_WHAT IS REQUIRED:_
Leave every picture out and write out the records below exactly.

_SOURCE MATERIAL:_
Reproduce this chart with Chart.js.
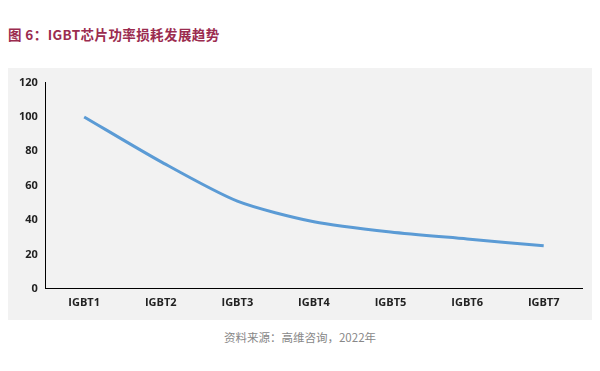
<!DOCTYPE html>
<html>
<head>
<meta charset="utf-8">
<script src="https://cdn.jsdelivr.net/npm/chart.js@4"></script>
<style>
  html, body { margin: 0; padding: 0; background: #fff; }
  body { width: 600px; height: 371px; position: relative; overflow: hidden; font-family: "Noto Sans CJK SC", "Noto Sans", sans-serif; }
  #title { position: absolute; left: 8px; top: 24px; font-size: 13.5px; font-weight: bold; color: #9b2c4f; letter-spacing: 0.4px; }
  #panel { position: absolute; left: 8px; top: 68px; width: 584px; height: 252px; background: #f2f2f2; }
  #source { position: absolute; left: 0; width: 600px; top: 329px; text-align: center; font-size: 11.5px; color: #888; }
</style>
</head>
<body>
<div id="title">图 6：IGBT芯片功率损耗发展趋势</div>
<div id="panel"><canvas id="lossChart" width="584" height="252"></canvas></div>
<div id="source">资料来源：高维咨询，2022年</div>
<script>
// IGBT 各代芯片功率损耗（相对值）
const categories = ['IGBT1', 'IGBT2', 'IGBT3', 'IGBT4', 'IGBT5', 'IGBT6', 'IGBT7'];
const lossValues = [100, 74, 51, 39, 33, 29, 25];
const yTicks = [0, 20, 40, 60, 80, 100, 120];

document.addEventListener('DOMContentLoaded', function() {
    const ctx = document.getElementById('lossChart');
    new Chart(ctx, {
        type: 'line',
        data: {
            labels: categories,
            datasets: [{
                label: '功率损耗',
                data: lossValues,
                borderColor: '#5b9bd5',
                borderWidth: 3,
                pointRadius: 0,
                tension: 0.25,
                fill: false
            }]
        },
        options: {
            responsive: false,
            animation: false,
            layout: {
                padding: { top: 14, right: 10, bottom: 4, left: 3 }
            },
            plugins: {
                legend: { display: false },
                tooltip: { enabled: false }
            },
            scales: {
                x: {
                    offset: true,
                    grid: { display: false, drawTicks: false },
                    border: { color: '#000', width: 1 },
                    ticks: {
                        color: '#222',
                        padding: 7,
                        font: { size: 11, weight: 'bold', family: '"Open Sans", "Noto Sans", sans-serif' }
                    }
                },
                y: {
                    min: 0,
                    max: 120,
                    afterBuildTicks: function(axis) {
                        axis.ticks = yTicks.map(v => ({ value: v }));
                    },
                    grid: { display: false, drawTicks: false },
                    border: { color: '#000', width: 1 },
                    ticks: {
                        color: '#222',
                        padding: 8,
                        font: { size: 11, weight: 'bold', family: '"Open Sans", "Noto Sans", sans-serif' }
                    }
                }
            }
        }
    });
});
</script>
</body>
</html>
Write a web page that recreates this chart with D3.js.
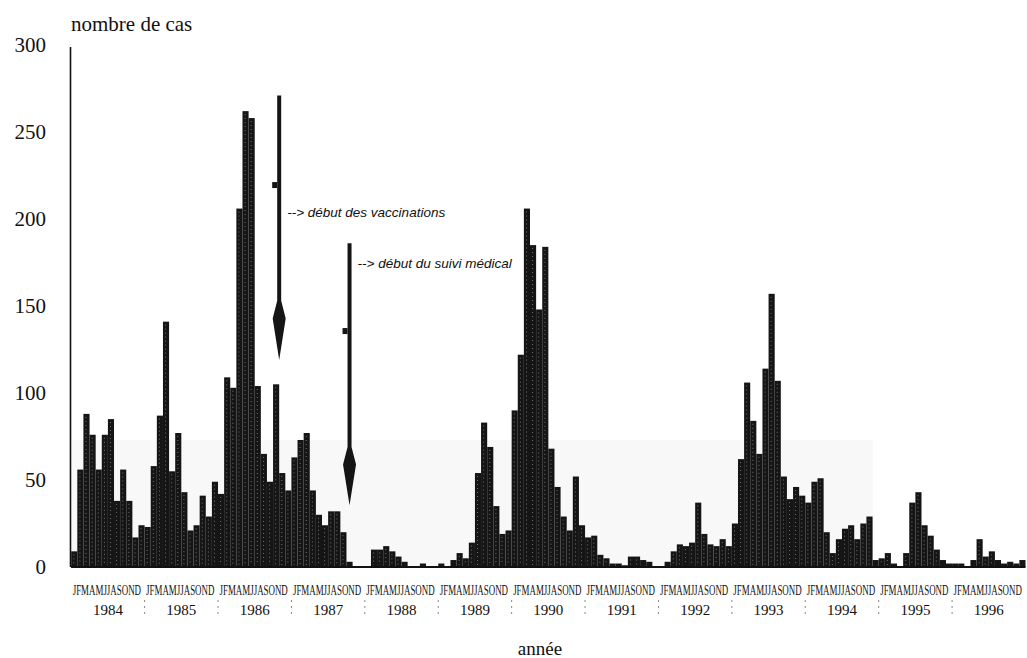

_THE RESPONSE:_
Reproduce this chart with Chart.js.
<!DOCTYPE html>
<html>
<head>
<meta charset="utf-8">
<script src="https://cdn.jsdelivr.net/npm/chart.js@4"></script>
<style>
  html, body { margin: 0; padding: 0; background: #fff; }
  body { width: 600px; height: 371px; position: relative; overflow: hidden; font-family: "Noto Sans CJK SC", "Noto Sans", sans-serif; }
  #title { position: absolute; left: 8px; top: 24px; font-size: 13.5px; font-weight: bold; color: #9b2c4f; letter-spacing: 0.4px; }
  #panel { position: absolute; left: 8px; top: 68px; width: 584px; height: 252px; background: #f2f2f2; }
  #source { position: absolute; left: 0; width: 600px; top: 329px; text-align: center; font-size: 11.5px; color: #888; }
</style>
</head>
<body>
<div id="title">图 6：IGBT芯片功率损耗发展趋势</div>
<div id="panel"><canvas id="lossChart" width="584" height="252"></canvas></div>
<div id="source">资料来源：高维咨询，2022年</div>
<script>
// IGBT 各代芯片功率损耗（相对值）
const categories = ['IGBT1', 'IGBT2', 'IGBT3', 'IGBT4', 'IGBT5', 'IGBT6', 'IGBT7'];
const lossValues = [100, 74, 51, 39, 33, 29, 25];
const yTicks = [0, 20, 40, 60, 80, 100, 120];

document.addEventListener('DOMContentLoaded', function() {
    const ctx = document.getElementById('lossChart');
    new Chart(ctx, {
        type: 'line',
        data: {
            labels: categories,
            datasets: [{
                label: '功率损耗',
                data: lossValues,
                borderColor: '#5b9bd5',
                borderWidth: 3,
                pointRadius: 0,
                tension: 0.25,
                fill: false
            }]
        },
        options: {
            responsive: false,
            animation: false,
            layout: {
                padding: { top: 14, right: 10, bottom: 4, left: 3 }
            },
            plugins: {
                legend: { display: false },
                tooltip: { enabled: false }
            },
            scales: {
                x: {
                    offset: true,
                    grid: { display: false, drawTicks: false },
                    border: { color: '#000', width: 1 },
                    ticks: {
                        color: '#222',
                        padding: 7,
                        font: { size: 11, weight: 'bold', family: '"Open Sans", "Noto Sans", sans-serif' }
                    }
                },
                y: {
                    min: 0,
                    max: 120,
                    afterBuildTicks: function(axis) {
                        axis.ticks = yTicks.map(v => ({ value: v }));
                    },
                    grid: { display: false, drawTicks: false },
                    border: { color: '#000', width: 1 },
                    ticks: {
                        color: '#222',
                        padding: 8,
                        font: { size: 11, weight: 'bold', family: '"Open Sans", "Noto Sans", sans-serif' }
                    }
                }
            }
        }
    });
});
</script>
</body>
</html>
Write a web page that recreates this chart with D3.js.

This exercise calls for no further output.